Dataset rows =>
+ + + + + + +

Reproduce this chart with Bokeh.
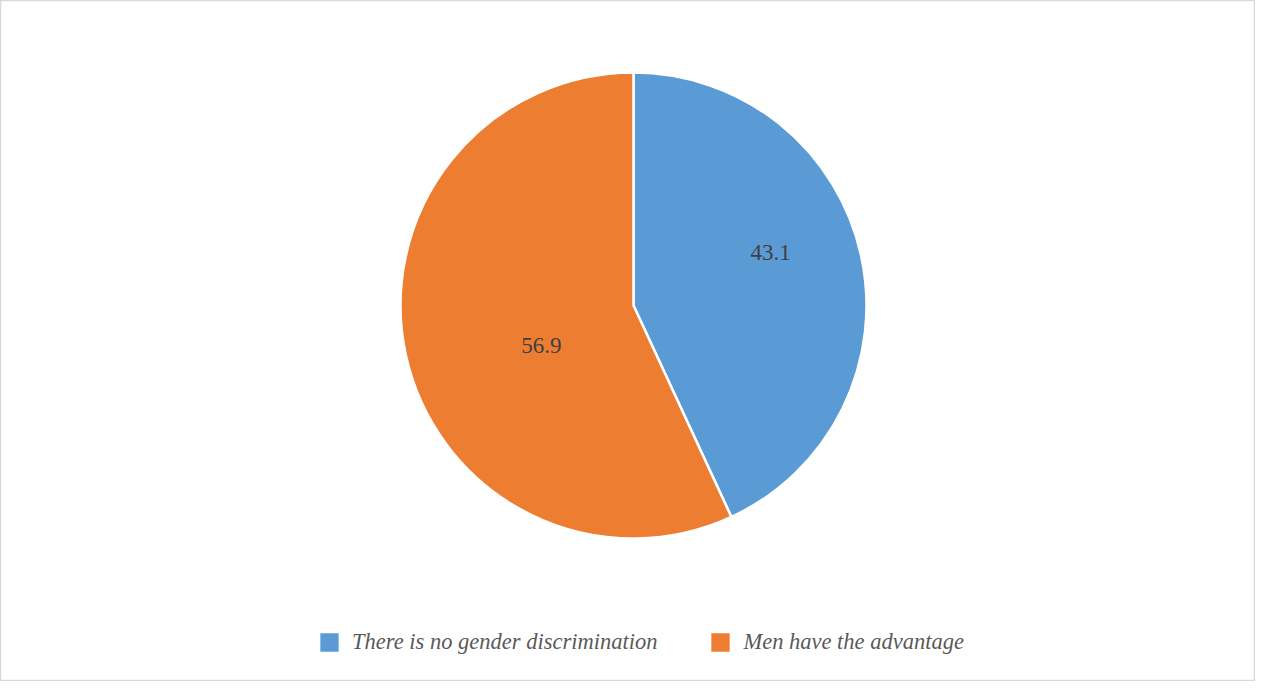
import numpy as np
from bokeh.plotting import figure
from bokeh.models import ColumnDataSource, Range1d, Legend, LegendItem
from bokeh.core.properties import value
from bokeh.embed import file_html
from bokeh.resources import INLINE

categories = ["There is no gender discrimination", "Men have the advantage"]
values = [43.1, 56.9]
labels = ["43.1", "56.9"]
colors = ["#5b9bd5", "#ed7d31"]

W, H = 1255, 681
p = figure(width=W, height=H, output_backend="svg", toolbar_location=None,
           x_range=Range1d(0, W), y_range=Range1d(0, H), min_border=0)
p.axis.visible = False
p.grid.visible = False
p.outline_line_color = "#d9d9d9"
p.outline_line_width = 1.5
p.background_fill_color = "white"
p.border_fill_color = "white"

cx, cy, R = 633, H - 305, 233
vals = np.array(values)
frac = vals / vals.sum()
cum = np.concatenate([[0], np.cumsum(frac)])
start = np.pi / 2 - cum[:-1] * 2 * np.pi
end = np.pi / 2 - cum[1:] * 2 * np.pi
mid = (start + end) / 2

src = ColumnDataSource(dict(start=start, end=end, color=colors, cat=categories))
r = p.wedge(x=cx, y=cy, radius=R, start_angle="start", end_angle="end",
            direction="clock", fill_color="color", line_color="white",
            line_width=2.5, source=src)

# label placement (Excel-like best fit)
lab_ang = mid + np.array([0.15, 0.19])
lab_rad = np.array([0.63, 0.43]) * R
lx = cx + lab_rad * np.cos(lab_ang)
ly = cy + lab_rad * np.sin(lab_ang)
p.text(x=lx, y=ly, text=labels, text_align="center", text_baseline="middle",
       text_font=value("Liberation Serif"), text_font_size="23px",
       text_color="#404040")

legend = Legend(items=[LegendItem(label=c, renderers=[r], index=i)
                       for i, c in enumerate(categories)],
                orientation="horizontal", location=(316, 26),
                padding=0, margin=0, spacing=50, label_standoff=10,
                glyph_width=26, glyph_height=26,
                label_text_font="Liberation Serif", label_text_font_style="italic",
                label_text_font_size="22.5px", label_text_color="#595959",
                border_line_color=None, background_fill_alpha=0)
p.add_layout(legend, "center")

open("out.html", "w").write(file_html(p, INLINE))
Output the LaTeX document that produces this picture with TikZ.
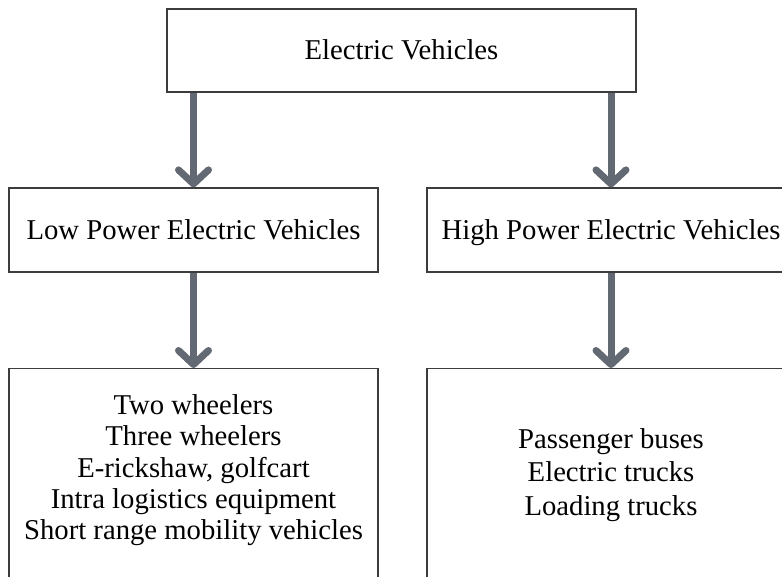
\documentclass[tikz,border=0pt]{standalone}
\usepackage{fontspec}
\setmainfont{Liberation Serif}
\usepackage{tikz}
\usetikzlibrary{arrows.meta,positioning}
\usepackage{xcolor}
\definecolor{evgray}{RGB}{98,105,114}
\definecolor{evline}{RGB}{60,60,60}
\tikzstyle{catbox} = [draw=evline,line width=1.2pt,inner sep=0pt,minimum height=84pt,text height=22pt,text depth=4pt,font=\fontsize{28.7}{31.3}\selectfont]
\tikzstyle{framebox} = [draw=evline,line width=1.2pt,inner sep=0pt,minimum height=240pt,anchor=north]
\tikzstyle{listtext} = [align=center,inner sep=0pt,font=\fontsize{28.7}{31.3}\selectfont]
\tikzstyle{arrow} = [line width=7pt,color=evgray,-{Straight Barb[length=14pt,width=30pt,line cap=round,line join=round]}]

\begin{document}
\begin{tikzpicture}[x=1pt,y=-1pt]
\path[use as bounding box,clip] (0,0) rectangle (782,576);

% Boxes
\node[catbox, minimum width=469pt, minimum height=83pt] (ev) at (401.5,50.5) {Electric Vehicles};
\node[catbox, minimum width=369pt] (low) at (193.5,230) {Low Power Electric Vehicles};
\node[catbox, minimum width=368pt] (high) at (611,230) {High Power Electric Vehicles};
\node[framebox, minimum width=369pt] (lowbox) at (193.5,368) {};
\node[framebox, minimum width=368pt] (highbox) at (611,368) {};

% Lists
\node[listtext] (lowlist) at (193.5,470.3) {Two wheelers\\Three wheelers\\E-rickshaw, golfcart\\Intra logistics equipment\\Short range mobility vehicles};
\node[listtext, font=\fontsize{28.7}{33.5}\selectfont] (highlist) at (611,474.8) {Passenger buses\\Electric trucks\\Loading trucks};

% Arrows
\draw[arrow] (ev.south -| low.north) -- (low.north);
\draw[arrow] (ev.south -| high.north) -- (high.north);
\draw[arrow] (low.south) -- (lowbox.north);
\draw[arrow] (high.south) -- (highbox.north);
\end{tikzpicture}
\end{document}
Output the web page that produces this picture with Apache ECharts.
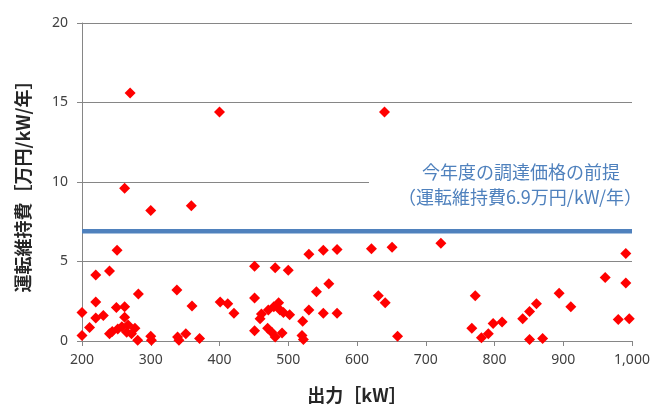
<!DOCTYPE html>
<html><head><meta charset="utf-8">
<script src="https://cdn.jsdelivr.net/npm/echarts@6/dist/echarts.min.js"></script>
<style>html,body{margin:0;padding:0;background:#fff}#c{width:654px;height:410px}</style>
</head><body><div id="c"></div>
<script>
var xValues = [270,400,640,262,300,359,
251,240,220,220,200,211,200,220,231,240,250,262,262,244,252,258,267,265,272,277,282,281,300,301,338,339,341,351,360,371,
401,412,421,451,451,451,459,461,470,471,476,481,481,479,486,488,491,493,500,502,521,520,522,530,530,541,551,551,559,571,571,
621,651,722,631,641,659,772,767,781,791,798,811,841,851,861,851,870,894,911,961,991,991,980,996];
var yValues = [15.6,14.4,14.4,9.6,8.2,8.5,
5.7,4.4,4.15,2.45,1.8,0.85,0.35,1.45,1.6,0.45,2.1,2.15,1.5,0.6,0.75,0.9,1.0,0.55,0.45,0.8,2.95,0.05,0.3,0.05,3.2,0.25,0.05,0.45,2.2,0.15,
2.45,2.35,1.75,4.7,2.7,0.65,1.4,1.7,0.8,1.95,0.55,4.6,0.25,2.15,2.4,1.95,0.5,1.8,4.45,1.65,1.25,0.35,0.1,5.45,1.95,3.1,5.7,1.75,3.6,5.75,1.75,
5.8,5.9,6.15,2.85,2.4,0.3,2.85,0.8,0.2,0.45,1.1,1.2,1.4,1.85,2.35,0.1,0.15,3.0,2.15,4.0,5.5,3.65,1.35,1.4];
var refX = [200, 1000];
var refY = [6.9, 6.9];
var xTicks = {min: 200, max: 1000, step: 100};
var yTicks = {min: 0, max: 20, step: 5};
var noteLines = ['今年度の調達価格の前提', '（運転維持費6.9万円/kW/年）'];
var xName = '出力［kW］';
var yName = '運転維持費［万円/kW/年］';

var pts = xValues.map(function(x, i){ return [x, yValues[i]]; });
var refPts = refX.map(function(x, i){ return [x, refY[i]]; });
var gray = '#868686';
var chart = echarts.init(document.getElementById('c'));
chart.setOption({
  animation: false,
  grid: {left: 82, right: 22, top: 23, bottom: 69},
  xAxis: {
    type: 'value', min: xTicks.min, max: xTicks.max, interval: xTicks.step,
    name: xName, nameLocation: 'middle', nameGap: 45,
    nameTextStyle: {fontFamily: 'Noto Sans CJK JP', fontWeight: 'bold', fontSize: 18, color: '#262626'},
    axisLine: {lineStyle: {color: gray, width: 1}},
    axisTick: {show: true, inside: false, length: 5, lineStyle: {color: gray}},
    splitLine: {show: false},
    axisLabel: {fontFamily: 'Noto Sans', fontSize: 14, color: '#404040', margin: 12,
      formatter: function(v){ return v.toLocaleString('en-US'); }}
  },
  yAxis: {
    type: 'value', min: yTicks.min, max: yTicks.max, interval: yTicks.step,
    name: yName, nameLocation: 'middle', nameGap: 50,
    nameTextStyle: {fontFamily: 'Noto Sans CJK JP', fontWeight: 'bold', fontSize: 18, color: '#262626'},
    axisLine: {show: true, lineStyle: {color: gray, width: 1}},
    axisTick: {show: true, inside: false, length: 5, lineStyle: {color: gray}},
    splitLine: {show: true, lineStyle: {color: gray, width: 1}},
    axisLabel: {fontFamily: 'Noto Sans', fontSize: 14, color: '#404040', margin: 14}
  },
  graphic: [
    {type: 'rect', z: 50, shape: {x: 369, y: 158, width: 285, height: 58}, style: {fill: '#fff'}},
    {type: 'text', z: 51, style: {
      x: 521, y: 172, text: noteLines[0], textAlign: 'center', textVerticalAlign: 'middle',
      fill: '#4f81bd', font: '18px "Noto Sans CJK JP"'}},
    {type: 'text', z: 51, style: {
      x: 520, y: 197, text: noteLines[1], textAlign: 'center', textVerticalAlign: 'middle',
      fill: '#4f81bd', font: '18px "Noto Sans CJK JP"'}}
  ],
  series: [
    {type: 'line', data: refPts, symbol: 'none', lineStyle: {color: '#4f81bd', width: 4.5}, z: 3, silent: true},
    {type: 'scatter', data: pts, symbol: 'diamond', symbolSize: [11, 11], itemStyle: {color: '#ff0000', opacity: 1}, z: 4}
  ]
});
</script></body></html>
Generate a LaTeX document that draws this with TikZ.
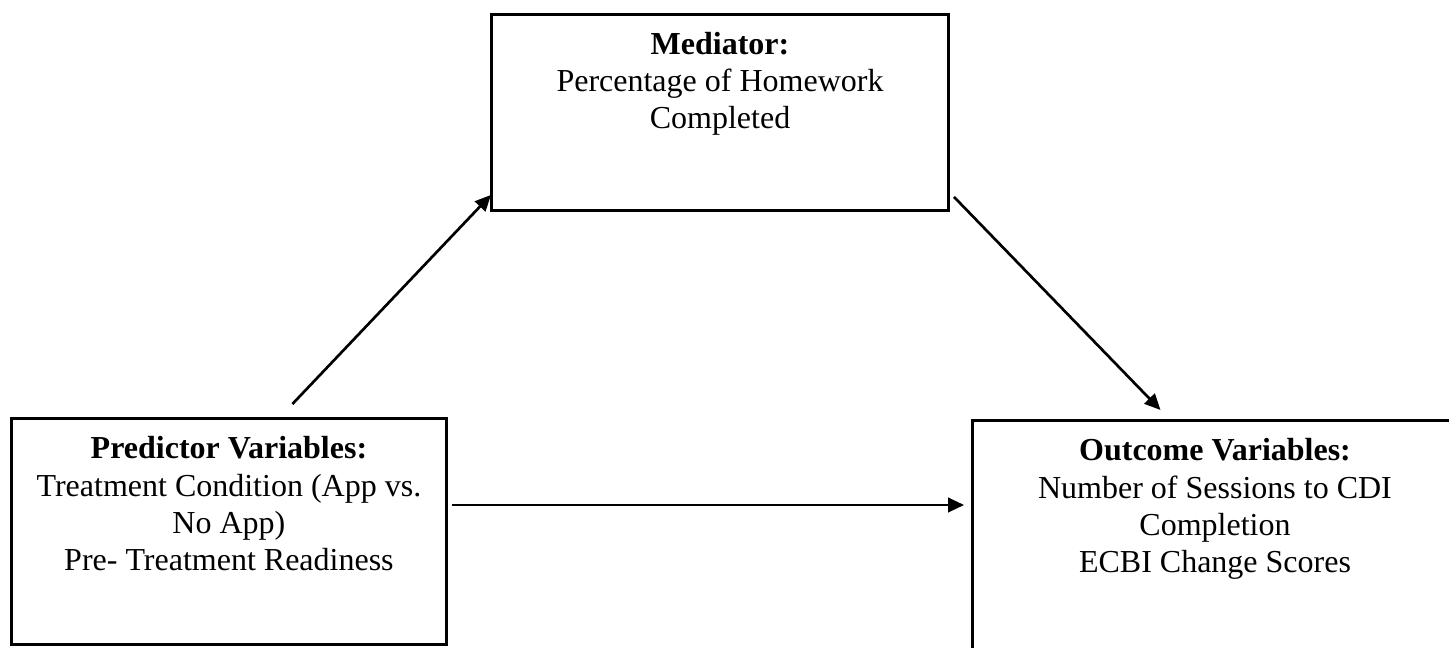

+ + + + + + +

What the task asks =>
Word for word, give again the lines from the first entry to the line with "line_width=2.5, source=src)", inclusive. Exclude the pictures.

Answer to the task =>
Reproduce this chart with Bokeh.
import numpy as np
from bokeh.plotting import figure
from bokeh.models import ColumnDataSource, Range1d, Legend, LegendItem
from bokeh.core.properties import value
from bokeh.embed import file_html
from bokeh.resources import INLINE

categories = ["There is no gender discrimination", "Men have the advantage"]
values = [43.1, 56.9]
labels = ["43.1", "56.9"]
colors = ["#5b9bd5", "#ed7d31"]

W, H = 1255, 681
p = figure(width=W, height=H, output_backend="svg", toolbar_location=None,
           x_range=Range1d(0, W), y_range=Range1d(0, H), min_border=0)
p.axis.visible = False
p.grid.visible = False
p.outline_line_color = "#d9d9d9"
p.outline_line_width = 1.5
p.background_fill_color = "white"
p.border_fill_color = "white"

cx, cy, R = 633, H - 305, 233
vals = np.array(values)
frac = vals / vals.sum()
cum = np.concatenate([[0], np.cumsum(frac)])
start = np.pi / 2 - cum[:-1] * 2 * np.pi
end = np.pi / 2 - cum[1:] * 2 * np.pi
mid = (start + end) / 2

src = ColumnDataSource(dict(start=start, end=end, color=colors, cat=categories))
r = p.wedge(x=cx, y=cy, radius=R, start_angle="start", end_angle="end",
            direction="clock", fill_color="color", line_color="white",
            line_width=2.5, source=src)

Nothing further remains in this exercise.